**Given exercise**
Write out the material again word for word, dropping any images it holds.

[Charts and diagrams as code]
______________________________

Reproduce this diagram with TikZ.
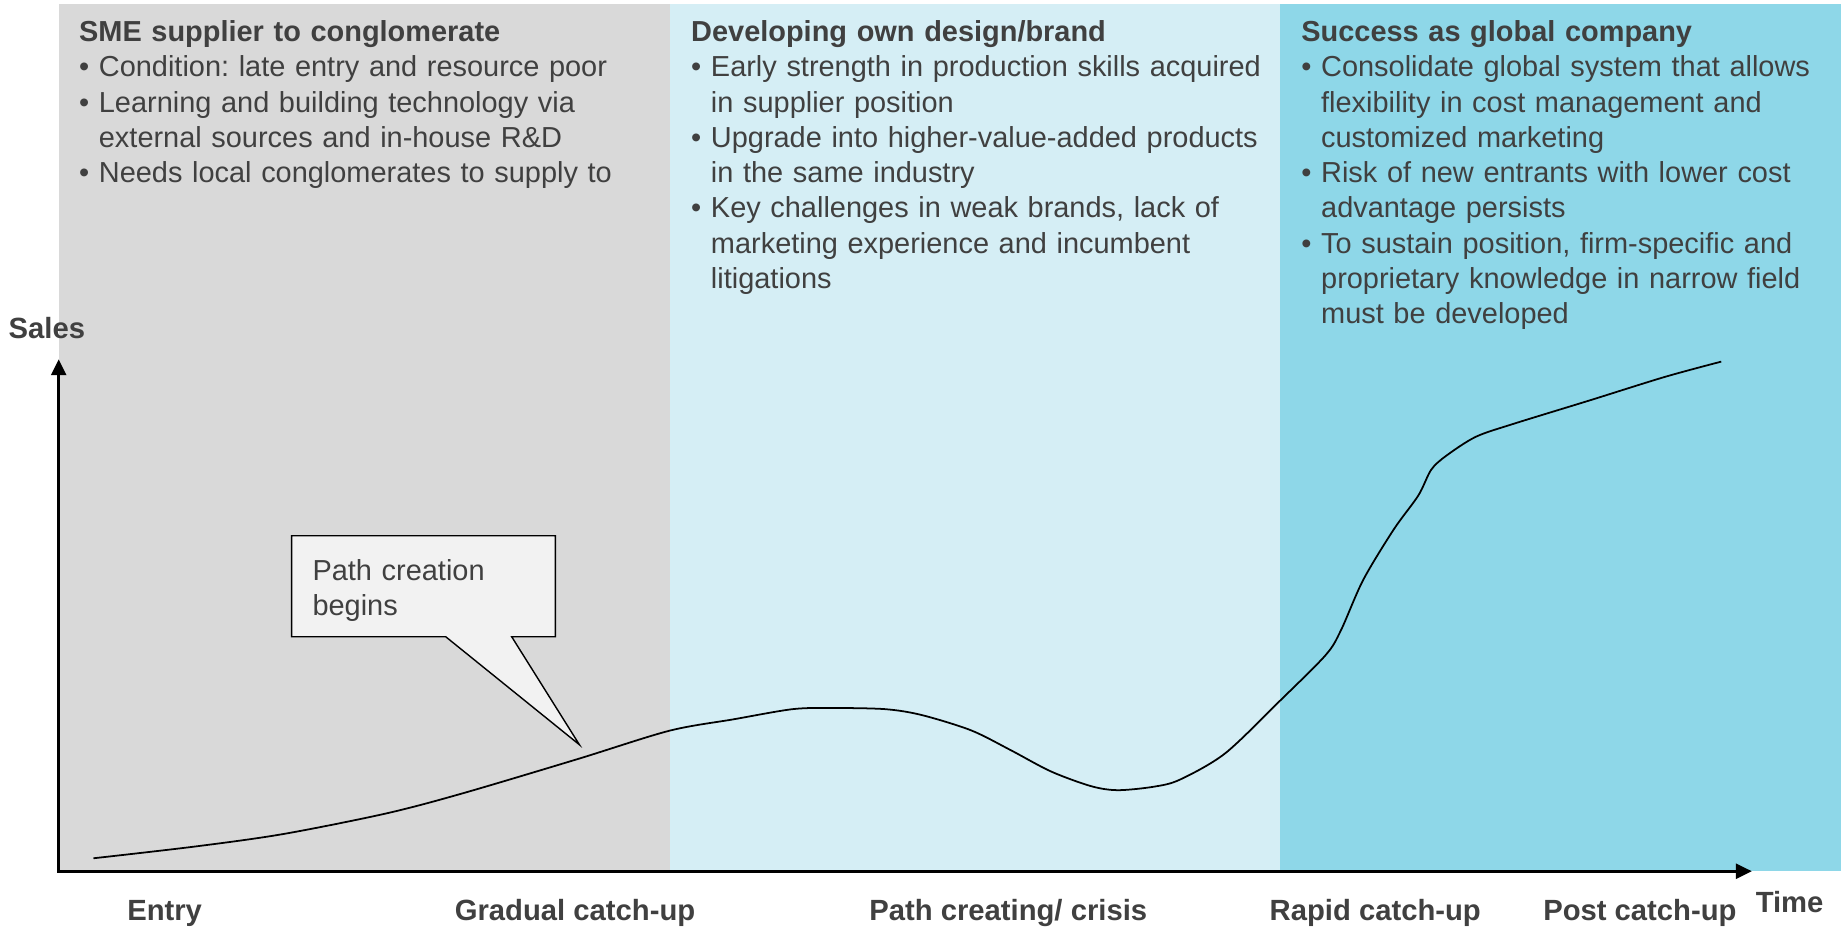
\documentclass[tikz,border=0pt]{standalone}
\usepackage{fontspec}
\setmainfont{Liberation Sans}
\usetikzlibrary{arrows.meta}
\definecolor{panelgray}{HTML}{D9D9D9}
\definecolor{panellight}{HTML}{D5EEF5}
\definecolor{paneldark}{HTML}{8ED7E8}
\definecolor{txt}{HTML}{404040}
\definecolor{callfill}{HTML}{F2F2F2}
\frenchspacing
\newcommand\bitem[1]{\par\setbox0=\hbox{•\ }\hangindent=\wd0 \hangafter=1 \noindent\box0 #1\par}
\tikzset{
  paneltext/.style={anchor=base west, inner sep=0pt, text width=300pt, align=left,
    font=\fontsize{12.32}{15}\selectfont\frenchspacing, text=txt},
  axislabel/.style={anchor=base west, inner sep=0pt,
    font=\fontsize{12.45}{15}\selectfont\bfseries, text=txt},
  axisline/.style={line width=1.15pt, line join=miter,
    {Triangle[length=6.8pt,width=6.4pt]}-{Triangle[length=6.8pt,width=6.4pt]}},
  salescurve/.style={line width=0.75pt, line join=round},
  calloutbox/.style={draw=black, fill=callfill, line width=0.6pt, line join=miter},
}
\begin{document}
\begin{tikzpicture}[x=0.5pt,y=-0.5pt]
\useasboundingbox (0,0) rectangle (1568,791);
% panels
\fill[panelgray] (50,3.4) rectangle (570.5,742);
\fill[panellight] (570.5,3.4) rectangle (1090,742);
\fill[paneldark] (1090,3.4) rectangle (1568,742);
% panel texts
\node[paneltext] (p1) at (67,35.5) {{\bfseries SME supplier to conglomerate}
\bitem{Condition: late entry and resource poor}
\bitem{Learning and building technology via\newline external sources and in-house R\&D}
\bitem{Needs local conglomerates to supply to}};
\node[paneltext] (p2) at (588.3,35.5) {{\bfseries Developing own design/brand}
\bitem{Early strength in production skills acquired\newline in supplier position}
\bitem{Upgrade into higher-value-added products\newline in the same industry}
\bitem{Key challenges in weak brands, lack of\newline marketing experience and incumbent\newline litigations}};
\node[paneltext] (p3) at (1108,35.5) {{\bfseries Success as global company}
\bitem{Consolidate global system that allows\newline flexibility in cost management and\newline customized marketing}
\bitem{Risk of new entrants with lower cost\newline advantage persists}
\bitem{To sustain position, firm-specific and\newline proprietary knowledge in narrow field\newline must be developed}};
% axes
\coordinate (O) at (50,742);
\coordinate (Ytip) at (50,306);
\coordinate (Xtip) at (1492,742);
\draw[axisline] (Ytip) -- (O) -- (Xtip);
\node[axislabel] (sales) at (7,288) {Sales};
\node[axislabel] (time) at (1495,777) {Time};
\node[axislabel] (entry) at (108,784) {Entry};
\node[axislabel] (gradual) at (387,784) {Gradual catch-up};
\node[axislabel] (crisis) at (740,784) {Path creating/ crisis};
\node[axislabel] (rapid) at (1081,784) {Rapid catch-up};
\node[axislabel] (post) at (1314,784) {Post catch-up};
% curve
\draw[salescurve] plot[smooth, tension=0.5] coordinates {
(79.6,731) (166,721) (241,710.4) (329,692.8) (394,675.7) (492,646.5) (570,622.4)
(625,612.6) (675,604) (709,603) (754,604) (785,609) (827,622) (861,639) (895,657)
(929,669.5) (952,673) (983,670) (1005,664) (1043.5,641.6) (1090,597) (1129,558)
(1142,537) (1161,494) (1187,451) (1208,422) (1219,400) (1232,388) (1257,372)
(1289,361) (1354,341) (1418,321) (1466,308)};
% callout
\coordinate (ctip) at (493.5,634.3);
\draw[calloutbox] (248.4,456.3) -- (473,456.3) -- (473,542.3) -- (435.8,542.3)
  -- (ctip) -- (379.6,542.3) -- (248.4,542.3) -- cycle;
\node[paneltext, text width=180pt] (callouttext) at (265.8,494) {Path creation\newline begins};
\end{tikzpicture}
\end{document}
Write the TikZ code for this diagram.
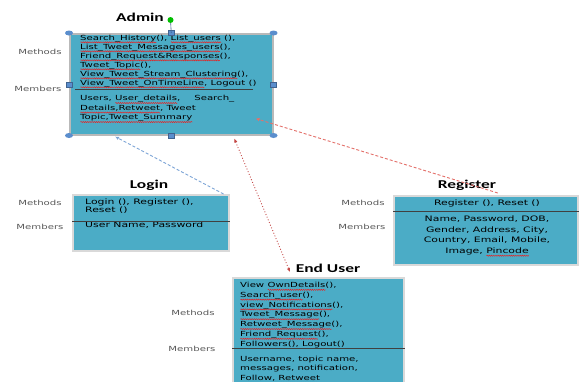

______________________________

**Expected output**
Reproduce this diagram with TikZ.
\documentclass[tikz,border=0pt]{standalone}
\usepackage{fontspec}
\setmainfont{Liberation Sans}
\usetikzlibrary{arrows.meta}
\definecolor{panelgray}{HTML}{D9D9D9}
\definecolor{panellight}{HTML}{D5EEF5}
\definecolor{paneldark}{HTML}{8ED7E8}
\definecolor{txt}{HTML}{404040}
\definecolor{callfill}{HTML}{F2F2F2}
\frenchspacing
\newcommand\bitem[1]{\par\setbox0=\hbox{•\ }\hangindent=\wd0 \hangafter=1 \noindent\box0 #1\par}
\tikzset{
  paneltext/.style={anchor=base west, inner sep=0pt, text width=300pt, align=left,
    font=\fontsize{12.32}{15}\selectfont\frenchspacing, text=txt},
  axislabel/.style={anchor=base west, inner sep=0pt,
    font=\fontsize{12.45}{15}\selectfont\bfseries, text=txt},
  axisline/.style={line width=1.15pt, line join=miter,
    {Triangle[length=6.8pt,width=6.4pt]}-{Triangle[length=6.8pt,width=6.4pt]}},
  salescurve/.style={line width=0.75pt, line join=round},
  calloutbox/.style={draw=black, fill=callfill, line width=0.6pt, line join=miter},
}
\begin{document}
\begin{tikzpicture}[x=0.5pt,y=-0.5pt]
\useasboundingbox (0,0) rectangle (1568,791);
% panels
\fill[panelgray] (50,3.4) rectangle (570.5,742);
\fill[panellight] (570.5,3.4) rectangle (1090,742);
\fill[paneldark] (1090,3.4) rectangle (1568,742);
% panel texts
\node[paneltext] (p1) at (67,35.5) {{\bfseries SME supplier to conglomerate}
\bitem{Condition: late entry and resource poor}
\bitem{Learning and building technology via\newline external sources and in-house R\&D}
\bitem{Needs local conglomerates to supply to}};
\node[paneltext] (p2) at (588.3,35.5) {{\bfseries Developing own design/brand}
\bitem{Early strength in production skills acquired\newline in supplier position}
\bitem{Upgrade into higher-value-added products\newline in the same industry}
\bitem{Key challenges in weak brands, lack of\newline marketing experience and incumbent\newline litigations}};
\node[paneltext] (p3) at (1108,35.5) {{\bfseries Success as global company}
\bitem{Consolidate global system that allows\newline flexibility in cost management and\newline customized marketing}
\bitem{Risk of new entrants with lower cost\newline advantage persists}
\bitem{To sustain position, firm-specific and\newline proprietary knowledge in narrow field\newline must be developed}};
% axes
\coordinate (O) at (50,742);
\coordinate (Ytip) at (50,306);
\coordinate (Xtip) at (1492,742);
\draw[axisline] (Ytip) -- (O) -- (Xtip);
\node[axislabel] (sales) at (7,288) {Sales};
\node[axislabel] (time) at (1495,777) {Time};
\node[axislabel] (entry) at (108,784) {Entry};
\node[axislabel] (gradual) at (387,784) {Gradual catch-up};
\node[axislabel] (crisis) at (740,784) {Path creating/ crisis};
\node[axislabel] (rapid) at (1081,784) {Rapid catch-up};
\node[axislabel] (post) at (1314,784) {Post catch-up};
% curve
\draw[salescurve] plot[smooth, tension=0.5] coordinates {
(79.6,731) (166,721) (241,710.4) (329,692.8) (394,675.7) (492,646.5) (570,622.4)
(625,612.6) (675,604) (709,603) (754,604) (785,609) (827,622) (861,639) (895,657)
(929,669.5) (952,673) (983,670) (1005,664) (1043.5,641.6) (1090,597) (1129,558)
(1142,537) (1161,494) (1187,451) (1208,422) (1219,400) (1232,388) (1257,372)
(1289,361) (1354,341) (1418,321) (1466,308)};
% callout
\coordinate (ctip) at (493.5,634.3);
\draw[calloutbox] (248.4,456.3) -- (473,456.3) -- (473,542.3) -- (435.8,542.3)
  -- (ctip) -- (379.6,542.3) -- (248.4,542.3) -- cycle;
\node[paneltext, text width=180pt] (callouttext) at (265.8,494) {Path creation\newline begins};
\end{tikzpicture}
\end{document}
Write the TikZ code for this diagram.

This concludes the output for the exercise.